Two points should be emphasized. A member of Congress must resign from Congress to accept a federal office regardless of when it was created or its compensation was last increased. Second, resigning from Congress does not make a member of Congress eligible for an office created during his term or whose compensation was increased during his term. He must wait until his term would have expired before he can accept that office.
Congress has occasionally applied what is called the Saxbe fix when a member of Congress is nominated for office and there is strong sentiment in Congress supporting the nomination. If the Congressman would be ineligible due to an increase in compensation for the office in the current term, Congress has occasionally repealed the increase in compensation to allow him to accept the office, and the courts have ruled this permissible. The Congressman must of course still resign from Congress to accept the office.
The purpose of the clause is to prohibit a form of patronage in which the President obtains votes in Congress by dangling the prospect of appointment to a lucrative position in the Administration. Any Congressman accepting such an office must resign from Congress and can no longer “work from within”, so to speak, to further the President’s agenda. This also ensures separation between the legislative and judicial branches. The only overlap is the odd exception of the Vice-President. This differs from practice in most parliamentary systems, where members of the Cabinet are not only often members of the Parliament, but in some systems are actually required to be members of the Parliament.
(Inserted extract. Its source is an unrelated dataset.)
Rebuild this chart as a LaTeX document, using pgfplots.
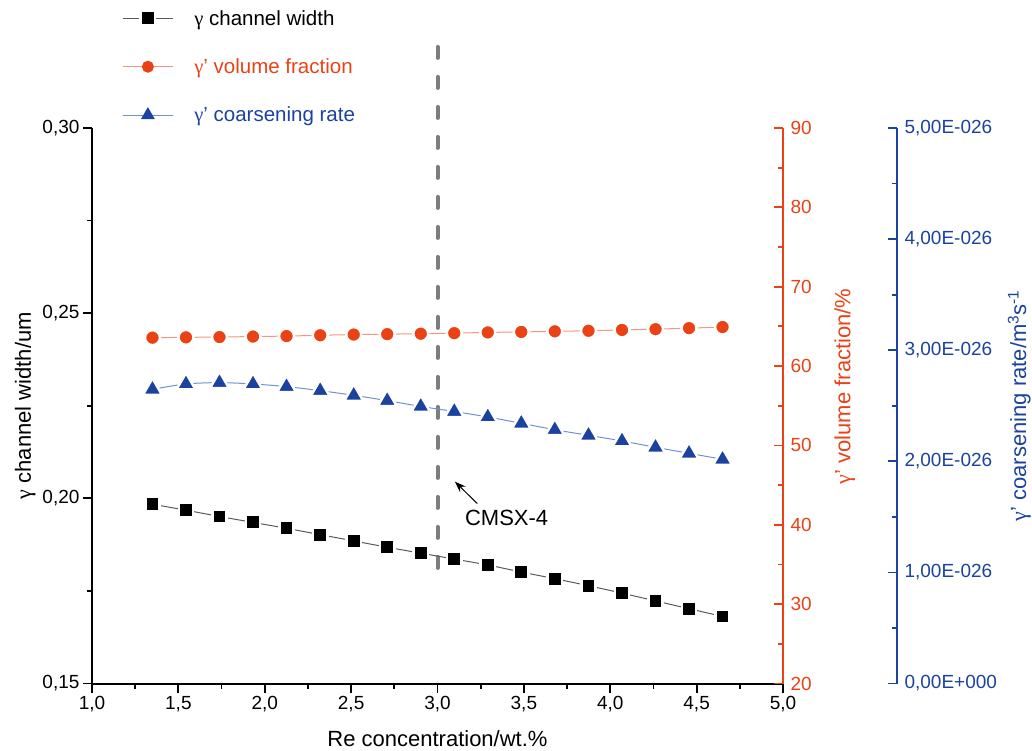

There remains the question of what constitutes federal office. It is clear that members of Congress are not federal officials. It is also clear that judges are considered federal officials, though not of the executive branch. In fact, most precedents establishing the parameters of the Ineligibility Clause have revolved around appointments to the judiciary. But is (for example) a member of a blue-ribbon commission a federal officer? The criteria used by the courts are that the position must involve lawful delegation of some part of the sovereign powers of the federal government; and it is “continuing”, meaning that it has some duration and ongoing duties. It may at times be vacant, and it continues beyond a single session of Congress. It has some kind of tenure. Any such position is considered a federal office, is subject to the Ineligibility Clause, and its holders are subject to impeachment and removal from office.